In particular, if we remove the dependency from ConservativeInstrumentation for ForceInstrumentation, i.e. bool ForceInstrumentation = IsInvoke;
then profiles will be the same, except for the values of the counters.

Do you have any idea how that could be or we should leave it as is?

rafaelauler commented 2 years ago

I was under the impression that what was being evaluated was parent commit vs. this commit, under the same flags, that's why I didn't say anything.

But if you test this with -conservative on/off, the profile will be different and that's expected. The spanning tree-method (skipping some counters to increase speed) does lead to different profile. Ideally, it shouldn't. But it does, because we don't always build a perfect CFG. Same for instrumenting direct calls (forceinstrumentation thing).

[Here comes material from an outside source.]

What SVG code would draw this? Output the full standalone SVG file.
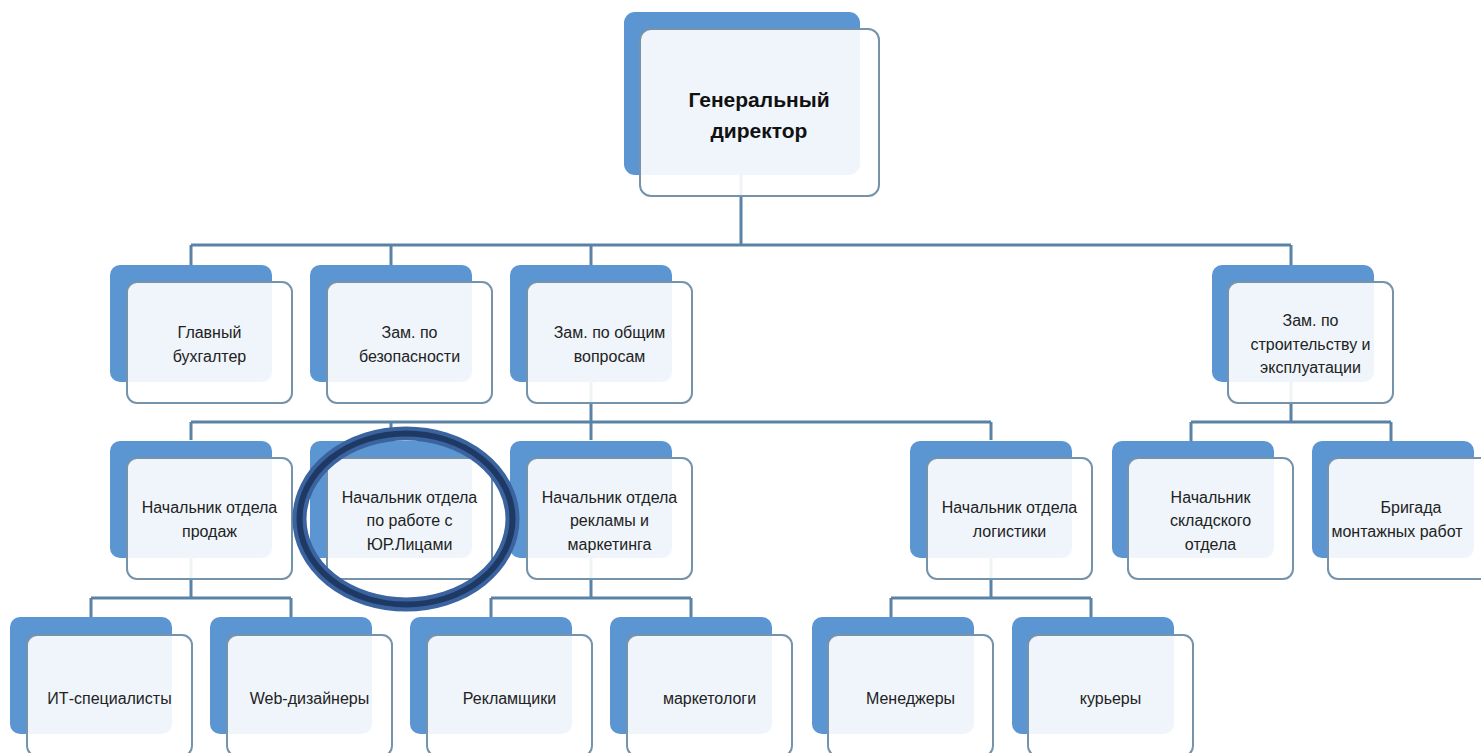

yavtuk commented 2 years ago

@rafaelauler thanks a lot

rafaelauler commented 2 years ago

On this subject, one of the reasons the "conservative" flag was created was actually to offer a mode when profile accuracy is increased at a great cost to runtime (super slow), just to check that we are not missing anything by generating an imperfect profile.

In this diff, we don't need to put the new code sequence under "no conservative" mode because it is not causing the profile to miss anything. So if things look good, I'll commit this without the old code sequence, if that's OK.